The term "citizen journalism" sounds like an elaborate concept, involving groups of citizens who sign up for some sort of advanced program and then go forth and report on news events -- with a "Digital Press" card in their fedora perhaps. In reality, however, it's average people with cellphone cameras and digital videocams, taking footage of events that occur around them. A great example is the video clip of Robert Dziekanski being Tasered by the RCMP at the Vancouver airport, which you can see for yourself on globeandmail.com, or at dozens of other websites and on television.

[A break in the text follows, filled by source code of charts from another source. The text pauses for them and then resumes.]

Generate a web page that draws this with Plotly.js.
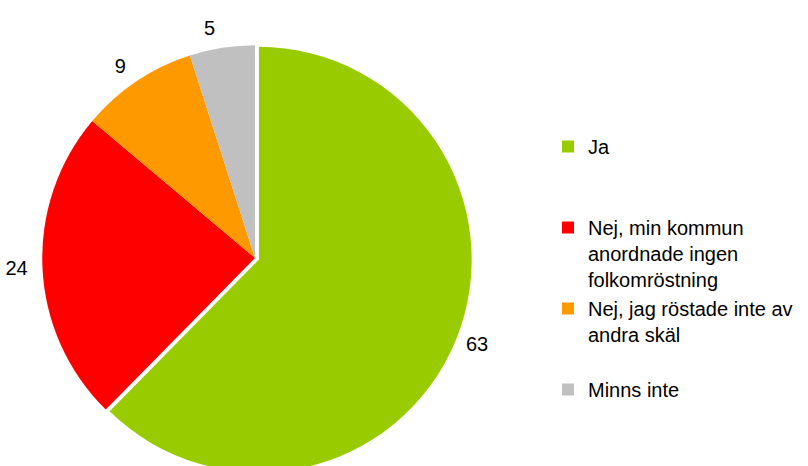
<!DOCTYPE html>
<html><head><meta charset="utf-8">
<script src="https://cdn.plot.ly/plotly-3.0.1.min.js"></script>
<style>html,body{margin:0;padding:0;overflow:hidden;background:#fff}</style>
</head><body>
<div id="chart" style="width:808px;height:490px"></div>
<script>
const categories = ["Ja", "Nej, min kommun anordnade ingen folkomröstning", "Nej, jag röstade inte av andra skäl", "Minns inte"];
const legendLabels = ["Ja<br> <br> ", "Nej, min kommun<br>anordnade ingen<br>folkomröstning", "Nej, jag röstade inte av<br>andra skäl<br> ", "Minns inte"];
const values = [63, 24, 9, 5];
const colors = ["#99CC00", "#FF0000", "#FF9900", "#C0C0C0"];
const pulls = [0.02, 0, 0, 0];

const W = 808, H = 490;
const FONT = "Liberation Sans, Arial, sans-serif";
const cx = 255, cy = 258;      // pie centre (px)
const D1 = 434, D2 = 444;      // pie box and label-ring box sizes (px)
function dom(c, d, total, flip) {
  const a = (c - d / 2) / total, b = (c + d / 2) / total;
  return flip ? [1 - b, 1 - a] : [a, b];
}

Plotly.newPlot("chart", [{
  type: "pie",
  labels: legendLabels,
  values: values,
  sort: false,
  direction: "clockwise",
  rotation: 0,
  pull: pulls,
  marker: {colors: colors, line: {width: 0}},
  textinfo: "none",
  domain: {x: dom(cx, D1, W, false), y: dom(cy, D1, H, true)},
  hoverinfo: "skip"
}, {
  type: "pie",
  labels: legendLabels,
  values: values,
  sort: false,
  direction: "clockwise",
  rotation: 0,
  showlegend: false,
  marker: {colors: ["rgba(0,0,0,0)", "rgba(0,0,0,0)", "rgba(0,0,0,0)", "rgba(0,0,0,0)"], line: {width: 0}},
  textinfo: "value",
  textposition: "outside",
  textfont: {family: FONT, size: 20, color: "#000"},
  domain: {x: dom(cx, D2, W, false), y: dom(cy, D2, H, true)},
  hoverinfo: "skip"
}], {
  width: W, height: H,
  margin: {l: 0, r: 0, t: 0, b: 0},
  paper_bgcolor: "#fff",
  showlegend: true,
  legend: {
    x: 548/W, xanchor: "left", y: 1 - 127/H, yanchor: "top",
    valign: "top",
    font: {family: FONT, size: 20, color: "#000"},
    tracegroupgap: 0, itemclick: false
  },
  font: {family: FONT}
}, {staticPlot: true});
</script>
</body></html>
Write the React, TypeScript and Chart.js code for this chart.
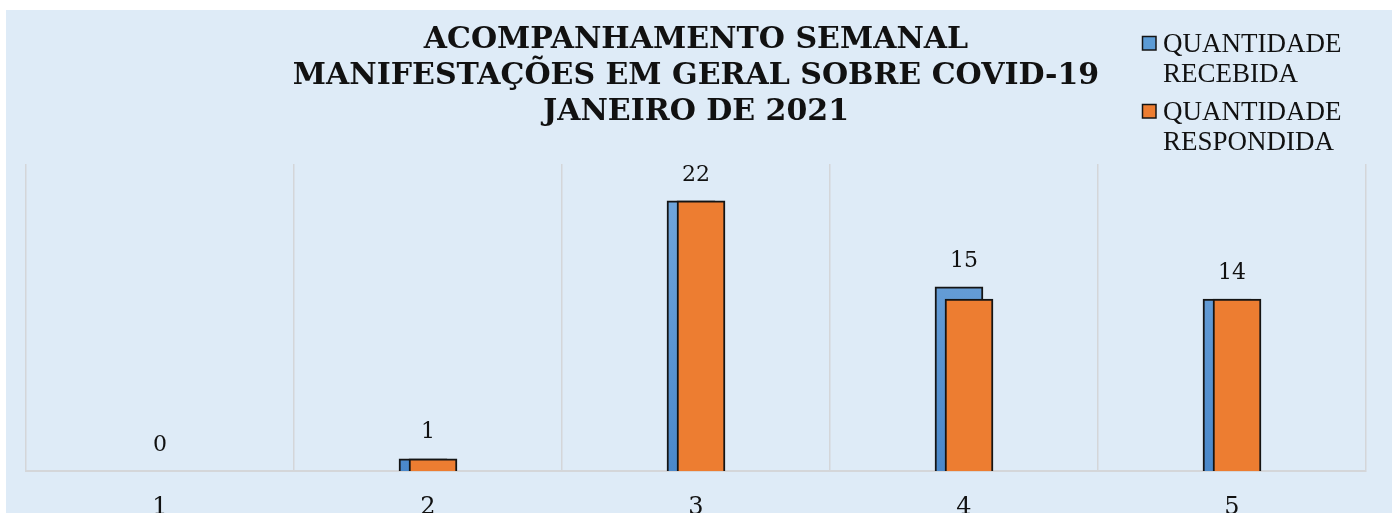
import React, { useEffect, useRef } from "react";
import { Chart, registerables } from "chart.js";

Chart.register(...registerables);

const categories = ["1", "2", "3", "4", "5"];
const receivedValues = [0, 1, 22, 15, 14];
const respondedValues = [0, 1, 22, 14, 14];
const seriesNames = ["QUANTIDADE RECEBIDA", "QUANTIDADE RESPONDIDA"];
const titleLines = [
  "ACOMPANHAMENTO SEMANAL",
  "MANIFESTAÇÕES EM GERAL SOBRE COVID-19",
  "JANEIRO DE 2021",
];
const yMax = 25;

const BG = "#DEEBF7";
const BLUE = "#5B9BD5";
const ORANGE = "#ED7D31";
const BORDER = "#141414";
const GRID = "#D4D6D9";
const SERIF_DIGITS = 'Georgia, "DejaVu Serif", serif';
const SHIFT = 0.0187;

const bgPlugin = {
  id: "bgPlugin",
  beforeDraw(chart: any) {
    const { ctx, width, height } = chart;
    ctx.save();
    ctx.fillStyle = "#ffffff";
    ctx.fillRect(0, 0, width, height);
    ctx.fillStyle = BG;
    ctx.fillRect(6, 10, width - 6, height - 10);
    ctx.restore();
  },
};

const labelPlugin = {
  id: "labelPlugin",
  afterDatasetsDraw(chart: any) {
    const { ctx } = chart;
    const xs = chart.scales.x;
    const ys = chart.scales.y;
    ctx.save();
    ctx.font = `22px ${SERIF_DIGITS}`;
    ctx.fillStyle = "#111";
    ctx.textAlign = "center";
    ctx.textBaseline = "middle";
    receivedValues.forEach((v, i) => {
      const top = Math.max(v, respondedValues[i]);
      ctx.fillText(String(v), xs.getPixelForValue(i), ys.getPixelForValue(top) - 26);
    });
    ctx.restore();
  },
};

const legendPlugin = {
  id: "legendPlugin",
  afterDraw(chart: any) {
    const { ctx } = chart;
    ctx.save();
    const colors = [BLUE, ORANGE];
    const itemTops = [36, 104];
    seriesNames.forEach((name, i) => {
      const y0 = itemTops[i];
      ctx.fillStyle = colors[i];
      ctx.fillRect(1142, y0, 14, 14);
      ctx.strokeStyle = BORDER;
      ctx.lineWidth = 1.5;
      ctx.strokeRect(1142.5, y0 + 0.5, 13.5, 13.5);
      ctx.fillStyle = "#111";
      ctx.font = '27px "Liberation Serif", "Times New Roman", serif';
      ctx.textAlign = "left";
      ctx.textBaseline = "alphabetic";
      const parts = name.split(" ");
      parts.forEach((p, k) => {
        ctx.fillText(p, 1163, y0 + 16 + k * 30);
      });
    });
    ctx.restore();
  },
};

export default function App() {
  const ref = useRef<HTMLCanvasElement | null>(null);

  useEffect(() => {
    if (!ref.current) return;
    const blueGradient = (c: any) => {
      const chart = c.chart;
      const area = chart.chartArea;
      if (!area) return BLUE;
      const g = chart.ctx.createLinearGradient(0, area.top, 0, area.bottom);
      g.addColorStop(0, "#75A9DD");
      g.addColorStop(1, "#4A88CA");
      return g;
    };
    const chart = new Chart(ref.current, {
      type: "bar",
      data: {
        labels: categories,
        datasets: [
          {
            label: seriesNames[0],
            data: receivedValues.map((v, i) => ({ x: i - SHIFT, y: v })),
            backgroundColor: blueGradient,
            borderColor: BORDER,
            borderWidth: 2,
            barThickness: 48,
            grouped: false,
            xAxisID: "xl",
            yAxisID: "y",
            order: 2,
          },
          {
            label: seriesNames[1],
            data: respondedValues.map((v, i) => ({ x: i + SHIFT, y: v })),
            backgroundColor: ORANGE,
            borderColor: BORDER,
            borderWidth: 2,
            barThickness: 48,
            grouped: false,
            xAxisID: "xl",
            yAxisID: "y",
            order: 1,
          },
        ],
      },
      options: {
        responsive: false,
        animation: false,
        layout: { padding: { left: 26, right: 26, top: 0, bottom: 0 } },
        plugins: {
          legend: { display: false },
          tooltip: { enabled: false },
          title: {
            display: true,
            text: titleLines,
            color: "#111",
            font: { family: 'Georgia, "DejaVu Serif", serif', size: 30, weight: "bold", lineHeight: 1.2 },
            padding: { top: 22, bottom: 34 },
          },
        },
        scales: {
          x: {
            type: "category",
            offset: true,
            grid: { offset: true, color: GRID, lineWidth: 1.5, drawTicks: false },
            border: { color: GRID, width: 2 },
            ticks: { color: "#111", font: { family: SERIF_DIGITS, size: 24 }, padding: 22 },
            afterFit: (scale: any) => {
              scale.height = 42;
            },
          },
          xl: {
            type: "linear",
            display: false,
            offset: false,
            grid: { offset: false },
            min: -0.5,
            max: 4.5,
          },
          y: {
            type: "linear",
            display: false,
            min: 0,
            max: yMax,
          },
        },
      },
      plugins: [bgPlugin, labelPlugin, legendPlugin],
    } as any);
    return () => chart.destroy();
  }, []);

  return (
    <div style={{ position: "absolute", left: 0, top: 0, width: 1392, height: 513 }}>
      <canvas ref={ref} width={1392} height={513} style={{ display: "block" }} />
    </div>
  );
}
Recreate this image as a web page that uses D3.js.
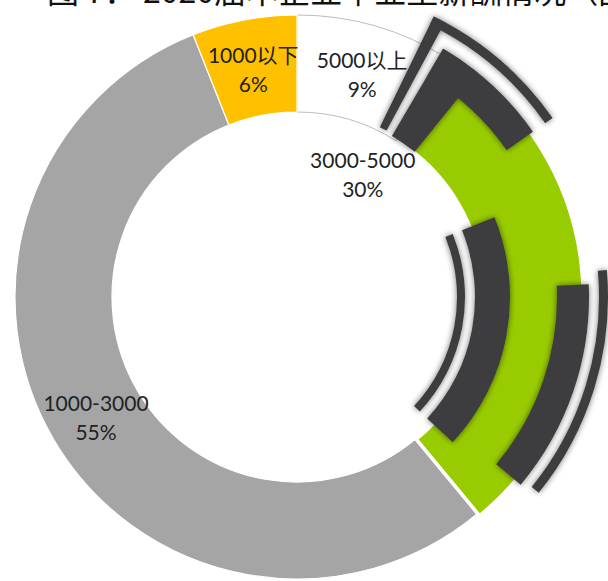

Paul Pritchard happened to be in the airport waiting for a flight, and was watching as Mr. Dziekanski became more and more agitated at being separated from his mother, who apparently was unaware that he had arrived and was still being kept behind the security doors (it was his first plane flight and he didn't speak English). His video is disturbing not so much for the images of Mr. Dziekanski writhing in pain -- although those parts of the video are difficult to watch -- but for the almost complete lack of attempts to calm the victim before he is Tasered not once but twice.
In fact, the first nine-tenths of the video is just Mr. Dziekanski walking around behind the security barrier, obviously distressed but not actually violent. At one point a woman goes up and tries to speak with him, and then leaves. Security officers mill around, but not much else happens until the police get there. The Tasering seems even more violent because of the complete lack of activity leading up to it -- something that a simple clip from the video as run on the evening news would likely not make as obvious.
This is one of the main benefits of a "citizen journalist" video such as Mr. Pritchard's: there is no editing. And despite the attempts by the RCMP to keep the video to themselves -- Mr. Pritchard went to court to force them to return the video to him, as they had promised to do when he provided it -- it is now available for anyone to see and make up their own minds about what happened. Sites such as NowPublic.com (based in Vancouver) provide an easy way for people to make their videos and photos of news events available almost as soon as they occur, and projects such as journalism professor Jay Rosen's OffTheBus (a joint effort with Huffington Post) are an attempt to apply that model to political reporting.
Broadly speaking, the phenomenon of "citizen journalism" isn't that new -- after all, the Rodney King video incident took place almost 15 years ago, and the Zapruder film of the Kennedy assassination was arguably one of the first examples -- but it is becoming more and more common, and that will likely continue to reshape the way we look at media, and the way media looks at us.